3 Responses to “Sensitivity Beyond Hormones”
  1. jeanie says:

    Good question.

    But firstly – I HATE it when you cannot like the main character – I have the luxury of putting it down due to a good local library and steady supply of op shop books – but then I read you’re being in Germany and felt double sympathy for you.

    I think I am more aware – especially now my child is at school and I get to see it in action – how delicate (and rewarding) it is to have good parenting skills on hand for any situation.

    I too now look at some people who have not yet had children and wish for them either to experience that so they can be less selfish, or shudder at the thought of them affecting a child – I find it both a blessing and a curse the judgementalism of being a parent.

    It has changed my life in so many ways, being a parent. I have many friends who cannot or will now never have the parenting experience, but know that the relationship they have with my child and other children around them does open their eyes too.

  2. kbaggott says:

    Jeanie-

    You raise some excellent points: The flip side of being more sensitive is being more judgemental. The pressure to choose sides in what constitutes good parenting is huge and dominates sleep, feeding, schooling.

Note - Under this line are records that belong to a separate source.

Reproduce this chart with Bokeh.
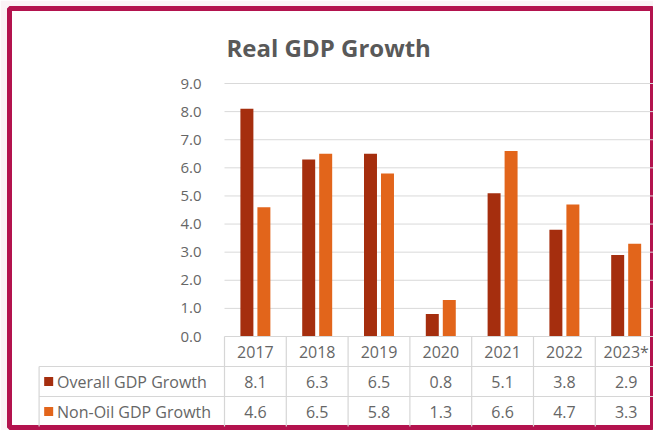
import numpy as np
from bokeh.plotting import figure
from bokeh.models import ColumnDataSource, Range1d, FixedTicker, PrintfTickFormatter, Label
from bokeh.transform import dodge
from bokeh.core.properties import value
from bokeh.embed import file_html
from bokeh.resources import INLINE

# ---------------- data ----------------
title_text = "Real GDP Growth"
years = ["2017", "2018", "2019", "2020", "2021", "2022", "2023*"]
overall = [8.1, 6.3, 6.5, 0.8, 5.1, 3.8, 2.9]
non_oil = [4.6, 6.5, 5.8, 1.3, 6.6, 4.7, 3.3]
series_names = ["Overall GDP Growth", "Non-Oil GDP Growth"]
y_ticks = [0, 1, 2, 3, 4, 5, 6, 7, 8, 9]

# ---------------- style ----------------
DARK = "#A52E0E"
ORANGE = "#E2651B"
GRID = "#D9D9D9"
TABLE_LINE = "#D6D6D6"
TEXT = "#666666"
TITLE = "#595959"
BORDER = "#B3134E"
FONT = "Open Sans"

n = len(years)
xc = np.arange(n) + 0.5

p = figure(width=653, height=430, output_backend="svg", toolbar_location=None,
           x_range=Range1d(-3.479, 6.942), y_range=Range1d(-3.237, 11.668),
           x_axis_location=None, y_axis_location="left",
           min_border_left=9, min_border_right=0, min_border_top=8, min_border_bottom=3,
           background_fill_color="white", border_fill_color="#FBF3F6",
           outline_line_color=BORDER, outline_line_width=5)
p.grid.visible = False
p.extra_y_ranges = {"table": Range1d(-0.033, 13.933)}

# y axis drawn at the left edge of the plotting area
ax = p.yaxis[0]
ax.fixed_location = 0
ax.ticker = FixedTicker(ticks=y_ticks)
ax.formatter = PrintfTickFormatter(format="%.1f")
ax.axis_line_color = None
ax.major_tick_line_color = None
ax.minor_tick_line_color = None
ax.major_label_standoff = 17
ax.major_label_text_font = FONT
ax.major_label_text_font_size = "15px"
ax.major_label_text_color = TEXT

# gridlines over the plotting area only
p.segment(x0=0, x1=n, y0=y_ticks[1:], y1=y_ticks[1:], line_color=GRID, line_width=1)

# bars
src = ColumnDataSource(dict(x=xc, year=years, overall=overall, non_oil=non_oil,
                            overall_txt=["%.1f" % v for v in overall],
                            non_oil_txt=["%.1f" % v for v in non_oil]))
p.vbar(x=dodge("x", -0.1375), top="overall", bottom=0, width=0.21,
       fill_color=DARK, line_color=None, source=src)
p.vbar(x=dodge("x", 0.1375), top="non_oil", bottom=0, width=0.21,
       fill_color=ORANGE, line_color=None, source=src)

# data table
nrows = len(series_names) + 1
cols = np.arange(n + 1)
p.segment(x0=cols, x1=cols, y0=0, y1=nrows, line_color=TABLE_LINE, line_width=1.2,
          y_range_name="table")
p.segment(x0=[-3], x1=[-3], y0=[0], y1=[nrows - 1], line_color=TABLE_LINE, line_width=1.2,
          y_range_name="table")
p.segment(x0=[0], x1=[n], y0=[nrows], y1=[nrows], line_color=TABLE_LINE, line_width=1.2,
          y_range_name="table")
p.segment(x0=-3, x1=n, y0=list(range(1, nrows)), y1=list(range(1, nrows)),
          line_color=TABLE_LINE, line_width=1.2, y_range_name="table")

txt_kw = dict(text_font=value(FONT), text_font_size="16px", text_color=TEXT,
              text_align="center", text_baseline="middle", y_range_name="table", source=src)
p.text(x="x", y=nrows - 0.5, text="year", **txt_kw)
p.text(x="x", y=nrows - 1.5, text="overall_txt", **txt_kw)
p.text(x="x", y=nrows - 2.5, text="non_oil_txt", **txt_kw)

leg = ColumnDataSource(dict(name=series_names, color=[DARK, ORANGE],
                            y=[nrows - 1.5, nrows - 2.5], x=[-3, -3]))
p.scatter(x=dodge("x", 0.155), y="y", marker="square", size=9, fill_color="color",
          line_color=None, y_range_name="table", source=leg)
p.text(x=dodge("x", 0.29), y="y", text="name", text_font=value(FONT), text_font_size="16px",
       text_color=TEXT, text_align="left", text_baseline="middle",
       y_range_name="table", source=leg)

# title
p.add_layout(Label(x=0, y=10.28, x_offset=2, text=title_text, text_font=FONT,
                   text_font_size="24px", text_font_style="bold", text_color=TITLE,
                   text_baseline="middle", text_align="left"))

open("out.html", "w").write(file_html(p, INLINE))
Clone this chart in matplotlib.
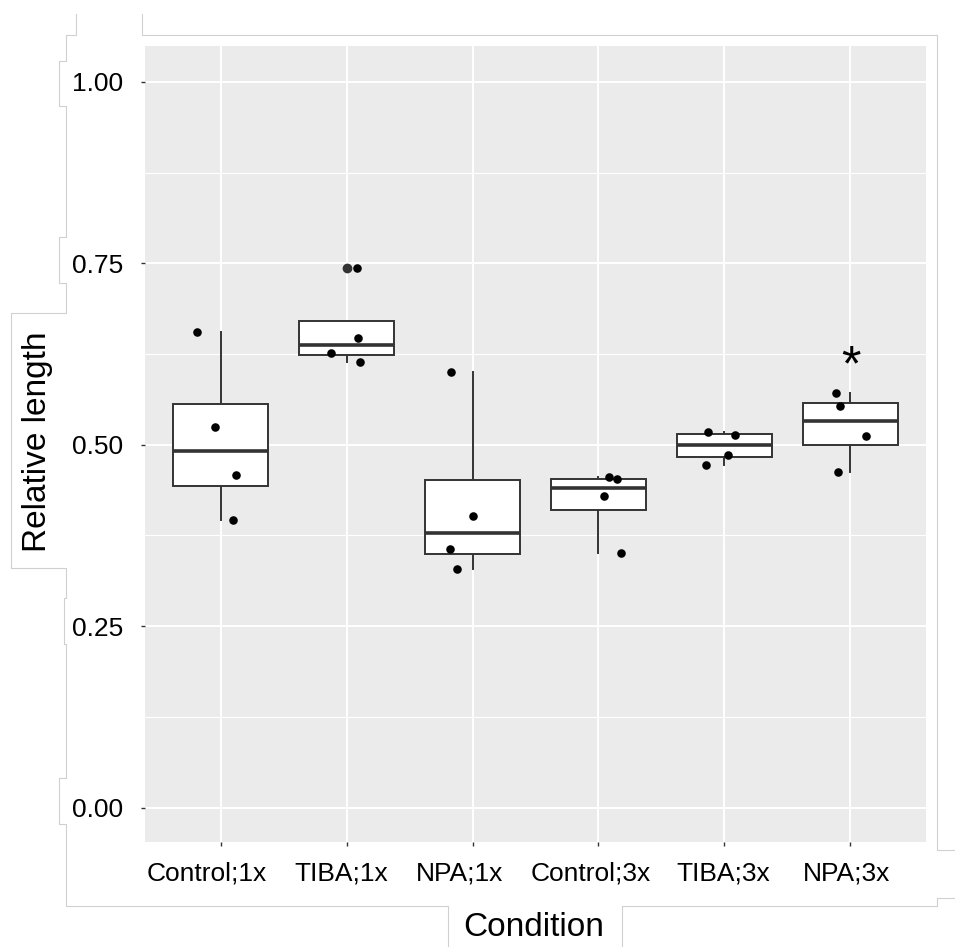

    I’ve had the same feelings surrounding selfishness too.

  3. Christina says:

    Motherhood has made me a stronger, more confident person. I can’t afford the luxury of being a cringing violet when I’m my son’s only advocate. It’s made me much more aware of the state of the world, unfortunately, and I alternate between optimism and despair. On a deeply personal level, it has taught me what true love is, and how precious another human life can be; his heart and happiness are so important to me, I’m willing to humble myself when I’m all too human and raise him up on my shoulders for all to see when we get the dance right.